On Monday night, Mona Loo, a member of Citizens for Peace, formally requested the City Council to consider making a peace resolution relative to war with Iraq. The council said it would put the request on its next agenda to consider.

Designer and Malibu resident Victoria Collins is part of the citizen group. She, too, wants to find the voice of the peace movement, but she is thinking bigger than buttons and bumper stickers. Collins is planning a massive event called “Pieces of Peace,” to bring together artists, celebrities, entertainers and groups such as Cirque du Soleil to give their “representations of peace” in a multiinstallation show for Los Angeles toward the end of the year.

“We want to load it with enthusiasm so it is this huge group, and bring in everyone: schools, nonprofit organizations, everybody.”

Collins’ own enthusiasm has her normal career of “redesigning shopping centers and motels and things” on hold as she works on “Pieces” fulltime.

“You do what you can,” she said, “for now and for later. I’m doing something I am very comfortable with-planning and organizing-in a different form.

“But you still have to get out in the streets with a sign. [Because] we need to see expression of these feelings,” Collins continued. “We don’t see it in the news. We are manipulated by the news to think that these incredible things aren’t happening.”

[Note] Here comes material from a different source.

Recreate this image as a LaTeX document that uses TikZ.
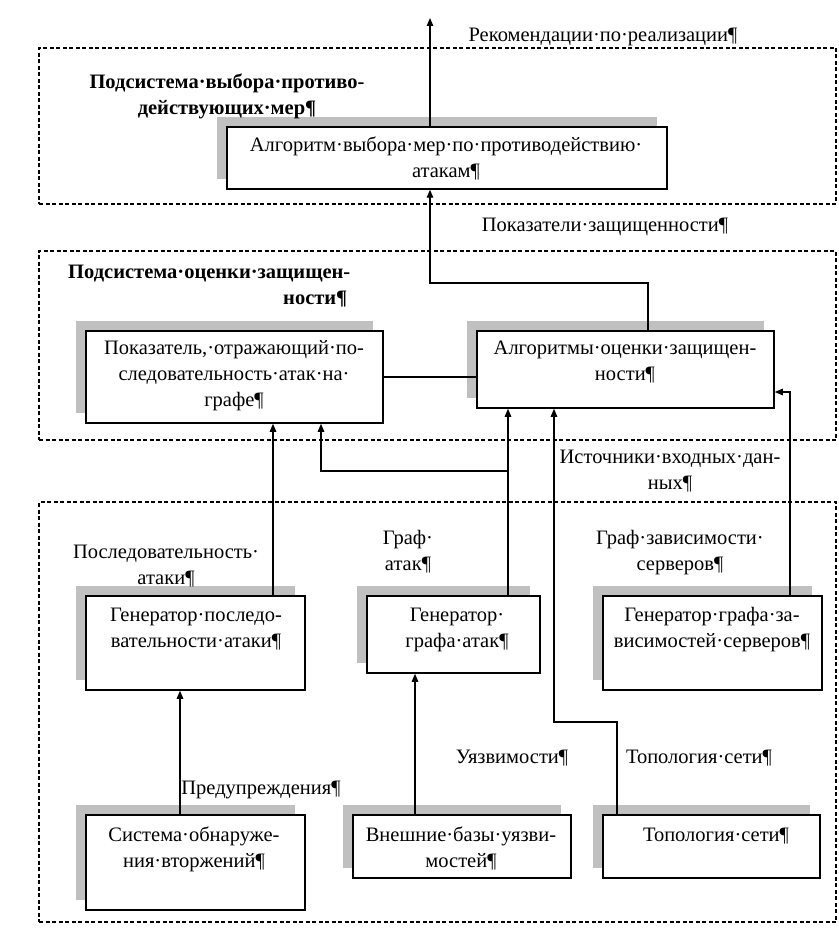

But around the world (and in Malibu) they are happening. Along with the plans to take a large group into Hollywood for the Feb. 15 march, the Citizens for Peace are gathering on Feb. 22 for an event planned by Malibu resident Judy Newman, “to promote awareness for the possibility for peace.” Newman expects a few hundred people to come together on the old City Hall steps for the speakers, music and group meditation.

And like the other Citizens she acknowledges that the peoples’ power is in their numbers. “We’re meditating to help along a change of consciousness, because our greatest asset is our voice in unison-when we come together we can affect the universe,” she said.

The spread of activism didn’t skip Dwight Stone and the Palisadians for Peace, which is busy petitioning the Los Angeles City Council to declare its opposition to a possible war against Iraq. Stone wants Los Angeles on the long list of cities that have taken an anti-war stance, joining Detroit, Chicago, San Francisco, Seattle, Washington, Philadelphia, Austin and Baltimore. But, for now, the people are out, with posters and pins, writing e-mails and letters to their congressmen expressing their disdain for military action.